2 In retrospect I'm not very happy with my Ph.D: it's not comprehensive enough to be broadly useful to future researchers, and my European language skills weren’t up to the challenge of assimilating the German and Italian material in time to have anything ready for my submission deadline. It's narrowly useful, maybe: it was certainly original research.
3 I certainly think we may call captivity arising from warfare a social practice
4If you use the search term "X" + "in ancient Greece" or "in Rome," rather than "in the ancient Greek world," you get so much more bullshit. Some of it is fashionable fashy bullshit, some of it is the search engine prioritising "ancient Greece" rather than your whole query, and most of it is the gross over-simplification that happens when people design instructional materials to cover wide swathes of history in too short a time for complexity, and assume their audience can't handle complexity anyway. But adding "world" brings up more detailed material, probably on account of titling conventions among academics.

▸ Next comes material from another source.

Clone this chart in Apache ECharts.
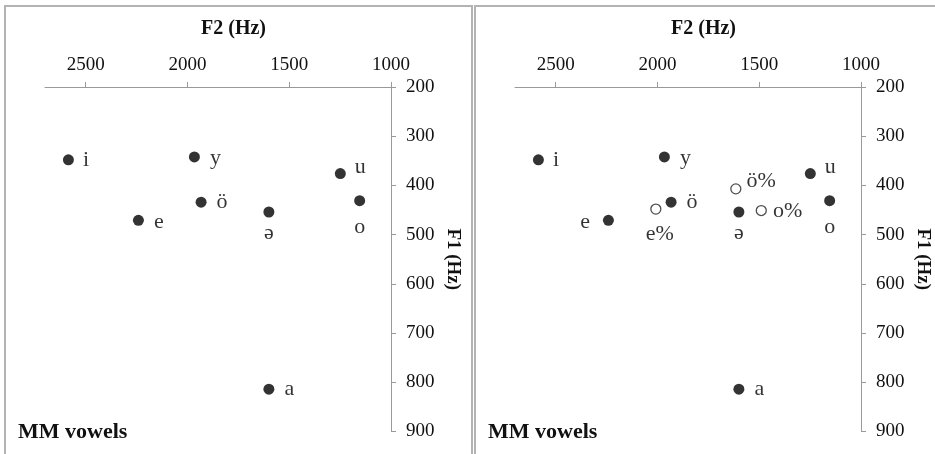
<!DOCTYPE html>
<html>
<head>
<meta charset="utf-8">
<script src="https://cdn.jsdelivr.net/npm/echarts@6/dist/echarts.min.js"></script>
<style>
html,body{margin:0;padding:0;background:#fff;}
#chart{width:935px;height:454px;}
</style>
</head>
<body>
<div id="chart"></div>
<script>
// ---- data ----
const vowels = ['i', 'y', 'u', 'ö', 'o', 'e', 'ə', 'a'];
const vowelF2 = [2585, 1966, 1249, 1933, 1154, 2241, 1600, 1600];
const vowelF1 = [348, 342, 376, 434, 431, 471, 454, 814];

const reducedVowels = ['e%', 'ö%', 'o%'];
const reducedF2 = [2008, 1615, 1490];
const reducedF1 = [448, 407, 451];

const f2Ticks = [1000, 1500, 2000, 2500];
const f1Ticks = [200, 300, 400, 500, 600, 700, 800, 900];
const panelTitle = 'MM vowels';
const xName = 'F2 (Hz)';
const yName = 'F1 (Hz)';

// ---- label placement (style only) ----
const placeLeft = {
  'i': {position: 'right', distance: 9},
  'y': {position: 'right', distance: 10, offset: [0, 1]},
  'u': {position: 'right', distance: 9, offset: [0, -6]},
  'ö': {position: 'right', distance: 10},
  'o': {position: 'bottom', distance: 10},
  'e': {position: 'right', distance: 10, offset: [0, 2]},
  'ə': {position: 'bottom', distance: 5},
  'a': {position: 'right', distance: 10}
};
const placeRight = Object.assign({}, placeLeft, {
  'e': {position: 'left', distance: 13, offset: [0, 2]},
  'e%': {position: 'bottom', distance: 9, offset: [4, 0]},
  'ö%': {position: 'right', distance: 5, offset: [0, -8]},
  'o%': {position: 'right', distance: 6, offset: [0, 1]}
});

const serif = "'Liberation Serif', 'Times New Roman', 'DejaVu Serif', serif";
const axisColor = '#9a9a9a';
const textColor = '#111';

function items(names, xs, ys, place) {
  return names.map((n, i) => ({
    name: n,
    value: [xs[i], ys[i]],
    label: Object.assign({show: true}, place[n] || {})
  }));
}

const panelX = [45, 515];
const gridW = 346, gridTop = 87, gridH = 344.5;

const grids = [], xAxes = [], yAxes = [];
panelX.forEach((px, k) => {
  grids.push({left: px, top: gridTop, width: gridW, height: gridH, containLabel: false});
  xAxes.push({
    type: 'value', gridIndex: k, position: 'top', inverse: true,
    min: 1000, max: 2700, interval: 500,
    name: xName, nameLocation: 'middle', nameGap: 48,
    nameTextStyle: {fontFamily: serif, fontWeight: 'bold', fontSize: 20, color: textColor, padding: [0, 0, 0, 31]},
    axisLine: {show: true, onZero: false, lineStyle: {color: axisColor, width: 1}},
    axisTick: {show: true, inside: false, length: 5, lineStyle: {color: axisColor}, customValues: f2Ticks},
    axisLabel: {fontFamily: serif, fontSize: 19, color: textColor, margin: 12, customValues: f2Ticks,
                formatter: v => String(v)},
    splitLine: {show: false}
  });
  yAxes.push({
    type: 'value', gridIndex: k, position: 'right', inverse: true,
    min: 200, max: 900, interval: 100,
    name: yName, nameLocation: 'middle', nameGap: 52, nameRotate: -90,
    nameTextStyle: {fontFamily: serif, fontWeight: 'bold', fontSize: 19, color: textColor},
    axisLine: {show: true, onZero: false, lineStyle: {color: axisColor, width: 1}},
    axisTick: {show: true, inside: false, length: 5, lineStyle: {color: axisColor}},
    axisLabel: {fontFamily: serif, fontSize: 19, color: textColor, margin: 15, customValues: f1Ticks,
                formatter: v => String(v)},
    splitLine: {show: false}
  });
});

const labelStyle = {fontFamily: serif, fontSize: 22, color: '#000', formatter: '{b}'};
const filled = {color: '#000'};
const open = {color: '#fff', borderColor: '#222', borderWidth: 1.3};

const series = [
  {type: 'scatter', xAxisIndex: 0, yAxisIndex: 0, symbol: 'circle', symbolSize: 11,
   itemStyle: filled, label: labelStyle, silent: true,
   data: items(vowels, vowelF2, vowelF1, placeLeft)},
  {type: 'scatter', xAxisIndex: 1, yAxisIndex: 1, symbol: 'circle', symbolSize: 11,
   itemStyle: filled, label: labelStyle, silent: true,
   data: items(vowels, vowelF2, vowelF1, placeRight)},
  {type: 'scatter', xAxisIndex: 1, yAxisIndex: 1, symbol: 'circle', symbolSize: 10,
   itemStyle: open, label: labelStyle, silent: true,
   data: items(reducedVowels, reducedF2, reducedF1, placeRight)}
];

const chart = echarts.init(document.getElementById('chart'), null, {renderer: 'canvas'});
chart.setOption({
  animation: false,
  backgroundColor: '#fff',
  title: [
    {text: panelTitle, left: 18, top: 421, padding: 0,
     textStyle: {fontFamily: serif, fontWeight: 'bold', fontSize: 22, color: '#111'}},
    {text: panelTitle, left: 488, top: 421, padding: 0,
     textStyle: {fontFamily: serif, fontWeight: 'bold', fontSize: 22, color: '#111'}}
  ],
  graphic: [
    {type: 'rect', shape: {x: 5, y: 6, width: 467, height: 470}, style: {fill: null, stroke: '#b3b3b3', lineWidth: 2}, z: -1},
    {type: 'rect', shape: {x: 475, y: 6, width: 480, height: 470}, style: {fill: null, stroke: '#b3b3b3', lineWidth: 2}, z: -1}
  ],
  grid: grids,
  xAxis: xAxes,
  yAxis: yAxes,
  series: series
});
</script>
</body>
</html>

5 In the days of yore, one would have gone to a research library's card catalogue, or to a subject librarian, for a starting point. I've never not had a search engine.
6 Oxford calls a Ph.D a D.Phil. It's the same thing.
7 Who appears to since have had an "alt-ac" career since, rather than a purely academic one. Pity: I think he might have written interesting papers.
8 Gortyn was a city on the island of Crete, and the law code (written in boustrophedon or ox-turning style, alternating lines from left to right and right to left) most likely dates to the first half of the 5th century BCE: it might be contemporary with the Battle of Salamis in 480 BCE, but it's more likely to have been composed sometime between then and 450 BCE.